Of course, there is no limitation to the use of a common signal path, i.e., the use of IFs for the combining of signals on a single cable, in both the transmit and receive signal paths. For example, a common cable may be utilized in the receive signal path and individual cables utilized in the transmit signal path, if desired.
The use of IFs as in the above described preferred embodiment provides advantages where substantial distances are present between antennas and transceivers. As lower cost transmission cable may often be utilized in providing a signal path for lower frequency communications, down conversion of the system native RF frequencies to a lower IF frequency is utilized by a preferred embodiment of the present invention in order to provide for cost effective communication of such signals over distances such as those of the above described high rise office tower. An alternative embodiment of the present invention utilizes conversion between the system native RF and lightwave signals for transmission through low-loss fiber.

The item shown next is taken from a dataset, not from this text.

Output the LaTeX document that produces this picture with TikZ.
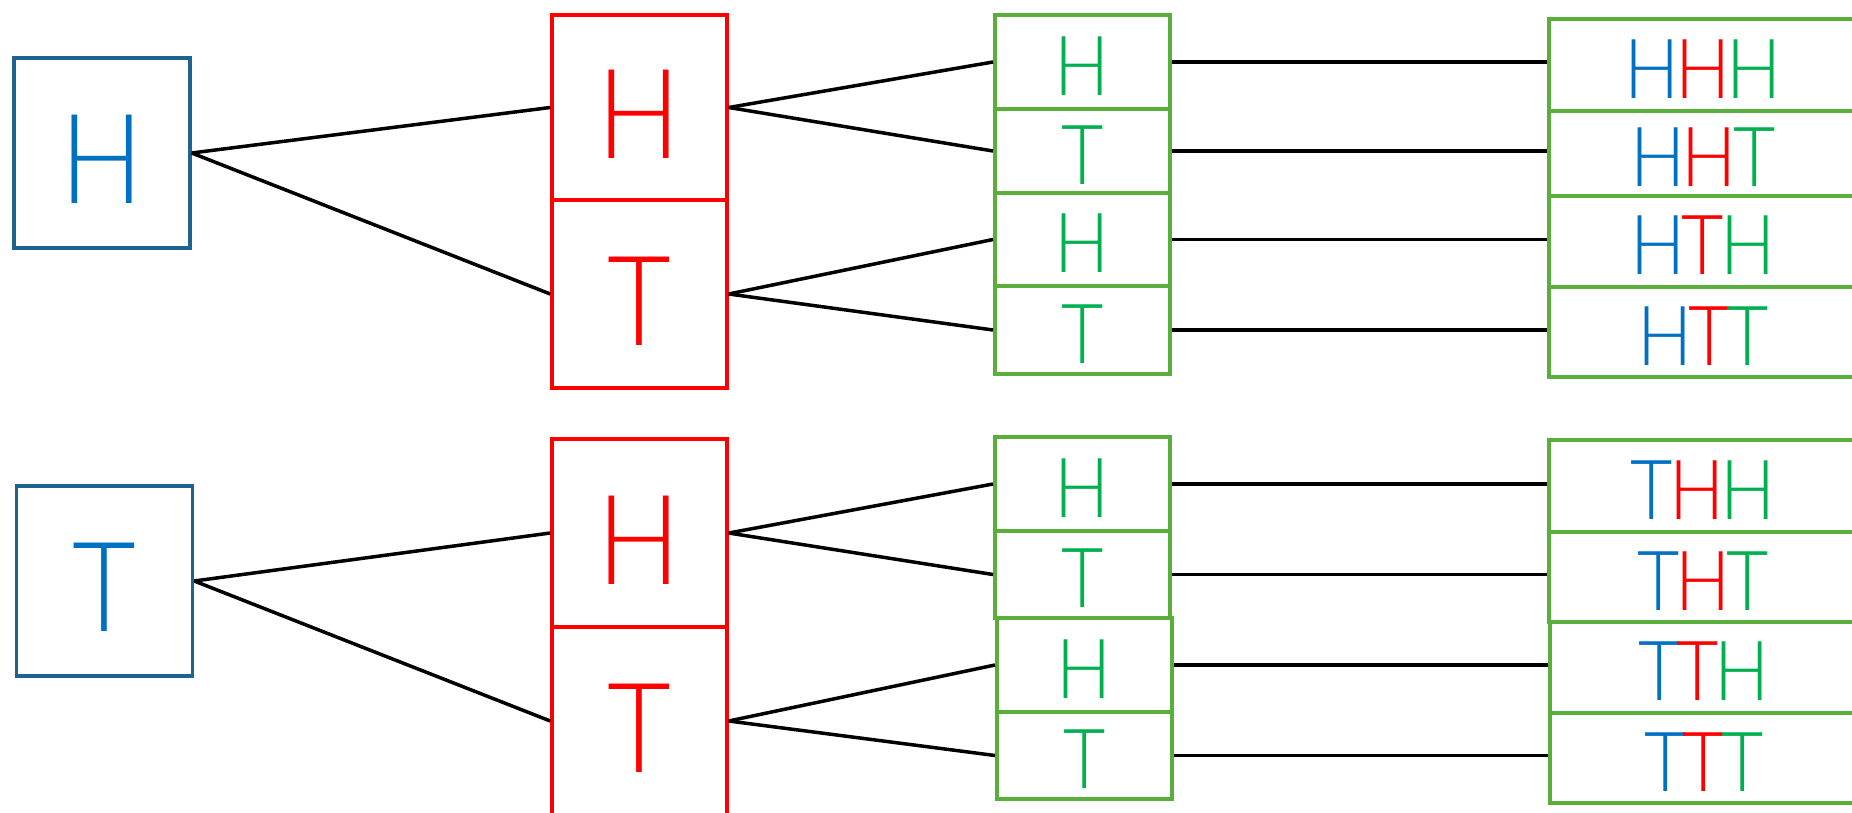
\documentclass[tikz,border=0pt]{standalone}
\usepackage{fontspec}
\setmainfont{Lato Light}[FakeStretch=0.88]
\definecolor{bbox}{HTML}{1F6391}
\definecolor{btxt}{HTML}{0070C0}
\definecolor{rd}{HTML}{FF0000}
\definecolor{gtxt}{HTML}{00B050}
\definecolor{gbox}{HTML}{5AAE3A}
\newlength\lowr
\newcommand{\lo}[1]{\raisebox{-\lowr}[\height][0pt]{#1}}
\newcommand{\Bb}[1]{\textcolor{btxt}{#1}\kern-4pt}
\newcommand{\Rr}[1]{\textcolor{rd}{#1}\kern-4pt}
\newcommand{\Gg}[1]{\textcolor{gtxt}{#1}}
\begin{document}
\begin{tikzpicture}[x=1pt,y=-1pt,
  cellbox/.style={draw, inner sep=0pt, anchor=center},
  coinbox/.style={cellbox, draw=bbox, line width=3.5pt, minimum width=176pt, minimum height=190pt,
    font=\fontsize{125}{125}\selectfont\setlength\lowr{6pt}, text=btxt},
  redbox/.style={cellbox, draw=rd, line width=3.5pt, minimum width=175pt,
    font=\fontsize{125}{125}\selectfont\setlength\lowr{7pt}, text=rd},
  grnbox/.style={cellbox, draw=gbox, line width=4pt, minimum width=175pt,
    font=\fontsize{83}{83}\selectfont\setlength\lowr{4pt}, text=gtxt},
  resbox/.style={cellbox, draw=gbox, line width=4pt, minimum width=308pt,
    font=\fontsize{83}{83}\selectfont\setlength\lowr{4pt}},
  conn/.style={draw=black, line width=3.5pt}]
\useasboundingbox (0,0) rectangle (1852,813);
\begin{scope}
\clip (0,0) rectangle (1852,813);
% ---- top group ----
\node[coinbox] (b1) at (102,153) {\lo{H}};
\node[redbox, minimum height=185pt] (r1) at (639.5,107.5) {\lo{H}};
\node[redbox, minimum height=188pt] (r2) at (639.5,294) {\lo{T}};
\node[grnbox, minimum height=94pt] (g1) at (1082.5,62) {\lo{H}};
\node[grnbox, minimum height=84pt] (g2) at (1082.5,151) {\lo{T}};
\node[grnbox, minimum height=93pt] (g3) at (1082.5,239.5) {\lo{H}};
\node[grnbox, minimum height=88pt] (g4) at (1082.5,330) {\lo{T}};
\node[resbox, minimum height=92pt] (s1) at (1703,65) {\lo{\Bb{H}\Rr{H}\Gg{H}}};
\node[resbox, minimum height=85pt] (s2) at (1703,153.5) {\lo{\Bb{H}\Rr{H}\Gg{T}}};
\node[resbox, minimum height=91pt] (s3) at (1703,241.5) {\lo{\Bb{H}\Rr{T}\Gg{H}}};
\node[resbox, minimum height=90pt] (s4) at (1703,332) {\lo{\Bb{H}\Rr{T}\Gg{T}}};
% ---- bottom group ----
\node[coinbox] (b2) at (104.5,581) {\lo{T}};
\node[redbox, minimum height=188pt] (r3) at (639.5,533) {\lo{H}};
\node[redbox, minimum height=188pt] (r4) at (639.5,721) {\lo{T}};
\node[grnbox, minimum height=94pt] (g5) at (1082.5,484) {\lo{H}};
\node[grnbox, minimum height=87pt] (g6) at (1082.5,574.5) {\lo{T}};
\node[grnbox, minimum height=94pt] (g7) at (1084.5,665) {\lo{H}};
\node[grnbox, minimum height=87pt] (g8) at (1084.5,755.5) {\lo{T}};
\node[resbox, minimum height=92pt] (s5) at (1703,486) {\lo{\Bb{T}\Rr{H}\Gg{H}}};
\node[resbox, minimum height=90pt] (s6) at (1703,577) {\lo{\Bb{T}\Rr{H}\Gg{T}}};
\node[resbox, minimum height=91pt] (s7) at (1704,667.5) {\lo{\Bb{T}\Rr{T}\Gg{H}}};
\node[resbox, minimum height=90pt] (s8) at (1704,758) {\lo{\Bb{T}\Rr{T}\Gg{T}}};
% ---- connectors ----
\draw[conn] (b1.east) -- (r1.west);
\draw[conn] (b1.east) -- (r2.west);
\draw[conn] (r1.east) -- (g1.west);
\draw[conn] (r1.east) -- (g2.west);
\draw[conn] (r2.east) -- (g3.west);
\draw[conn] (r2.east) -- (g4.west);
\draw[conn] (b2.east) -- (r3.west);
\draw[conn] (b2.east) -- (r4.west);
\draw[conn] (r3.east) -- (g5.west);
\draw[conn] (r3.east) -- (g6.west);
\draw[conn] (r4.east) -- (g7.west);
\draw[conn] (r4.east) -- (g8.west);
\foreach \g/\s in {g1/s1,g2/s2,g3/s3,g4/s4,g5/s5,g6/s6,g7/s7,g8/s8}
  \draw[conn] (\g.east) -- (\g.east -| \s.west);
\end{scope}
\end{tikzpicture}
\end{document}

The foregoing has outlined rather broadly the features and technical advantages of the present invention in order that the detailed description of the invention that follows may be better understood. Additional features and advantages of the invention will be described hereinafter which form the subject of the claims of the invention. It should be appreciated by those skilled in the art that the conception and specific embodiment disclosed may be readily utilized as a basis for modifying or designing other structures for carrying out the same purposes of the present invention. It should also be realized by those skilled in the art that such equivalent constructions do not depart from the spirit and scope of the invention as set forth in the appended claims.